Written by  Rita Cook

CARIBBEAN Aruba
Part of the ABC islands in the Dutch Caribbean, the island of Aruba is 19.6 miles long and six miles across, with a total area of 70 square miles. There is 82-degree weather all year long. The country is located just below the hurricane belt, 15 miles north of Venezuela.
The climate is perfect; quite dry with rarely a rainy day. That means more time on the brilliant beaches, some of which have been named best in the world.

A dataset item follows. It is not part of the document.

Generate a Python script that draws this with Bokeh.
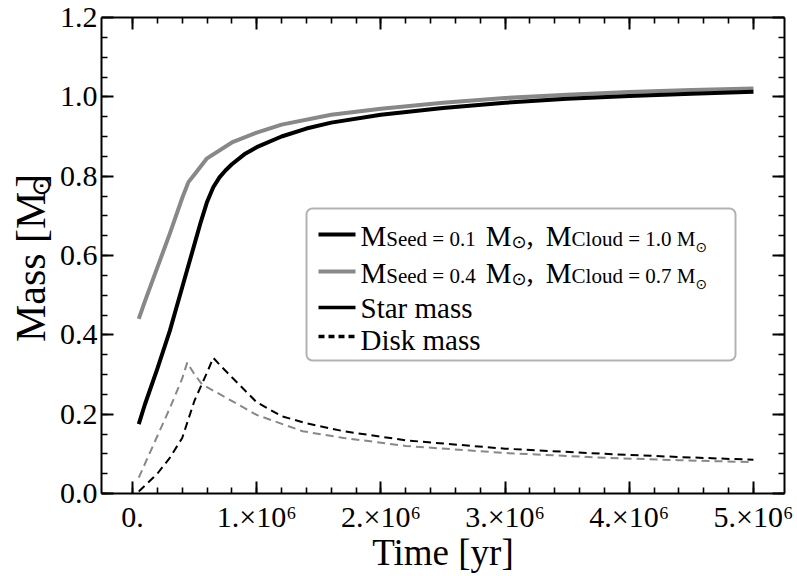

Since the island is Dutch, much of the architecture is purely European. This is particularly true in the capital of Oranjestad, located on the southern coast at the west end of Aruba.
Farther out, you get white sands with a bit of cacti thrown in, offering more of a desert -like landscape. In Arikok National Park, which covers 20% of the island with a nature preserve, you will see wildlife, dramatic rock formations and a rugged coastline coupled with a soft wind that always seems to be blowing.
On the northeast coast of Aruba stand the island’s unofficial mascots. The Fofoti trees are plentiful, and the constant trade winds have sculpted them into graceful, southwesterly bending art forms.
Under Spanish rule before the Dutch took over, Aruba was originally a fishing outpost. Nowadays, the island’s roughly 110,000 inhabitants are an international mixture of islanders. In fact, the modern Aruban’s heritage is often a mix of Caquetio Indian, African and European.The languages spoken here include Dutch, English and Spanish, but also the local language of Papiamento. Papiamento is said to be a language that personifies the friendliness of the people, and it is also spoken on the two other ABC islands, Bonaire and Curacao. It evolved from a pidgin language and it’s origins are a mixture of Afro-Portuguese Creole with words borrowed from Dutch, English and Spanish. It became the best way for people of many different native languages to communicate.

Aruba at Carnival Time
One of the most exciting times to visit Aruba is during the Carnival season. It is an over-the-top showcase of pageantry. Carnival began as a mix of small street festivals. The Tivoli Club, Aruba’s oldest private social club, was the first to hold a pre-Lenten celebration in 1944. In 1955, various clubs and neighborhoods decided to bring all of the smaller celebrations together, and crowned the first Carnival Queen.It was not until 1957 that the large parade was put together for the first time. Nine years later, in 1966, the first Carnival organizing body was created, bringing a cohesiveness and tradition that lasts today.
Tivoli still plays a big role in the Carnival every year in Aruba. Since 1981, the club has produced the Lighting Parade, Carnival’s nighttime gala. After the Lighting Parade kickoff, there are celebrations and events including Children’s Parades, the Pajama Party, a Grand Carnival Parade in San Nicolas, and the finale Grand Carnival Parade in Oranjestad. To signal the end of the Carnival season celebrations, a life-size King Momo is burned at midnight.

The Capital City
Aruba’s capital city of Oranjestad is the best place to get a sense the pulse of the island. There is a busy harbor and plenty of shopping, catering to both the locals and the international crowd.
There are many restored landmark buildings in Oranjestad The green “stadhuis” building is a must-see, and now serves as City Hall.
Fort Zoutman is the island’s oldest building, circa 1798, and was in use back in the days of pirates. The Willem III Tower was added in 1868. A visit to the Historical Museum explains much of Aruba’s history. If you are in the area on Tuesdays at 6:30, there is a Bon Bini Festival in the outdoor courtyard with dancers dressed in traditional folkloric clothes, and plenty of music, food and local art.
The Cas di Cultura is Aruba’s national theatre, and the Aloe Museum is another must-see. It offers an historical look at the island, and visitors learn how aloe has played a large role in Aruba’s history since 1890. Aloe is one of Aruba’s biggest exports. It is known to provide 12 vitamins, 35 minerals, and 20 amino acids, and has many healing qualities. Aruba Aloe is one of the oldest aloe companies in the world. To taste aloe in a special drink, head to the Aruba Marriott Resort & Stellaris Casino for Aruba Aloe cocktails. The hotel offers an Aruba Mule at their lobby bar, which is basically a Moscow Mule with an Aruban twist - it’s infused with aloe from Aruba Aloe. There is even a “skinny” version of the drink, prepared without sugar and with gluten-free liquor.
Oranjestad offers visitors a tram system in the downtown area. The tram connects the cruise terminal with the downtown, as well as the pedestrian mall on Main Street. There are six stops along the route so riders can enjoy the monuments and museums as they ride, and see all the sites in the capital city.
There is plenty of history on the island of Aruba, and there are also many ways to enjoy the outdoors, both inland and on the ocean. From Jeep tours in the National Park, to windsurfing, kitesurfing and diving, there is never a dull moment. There are endless ways to spend your time in this tiny Dutch paradise.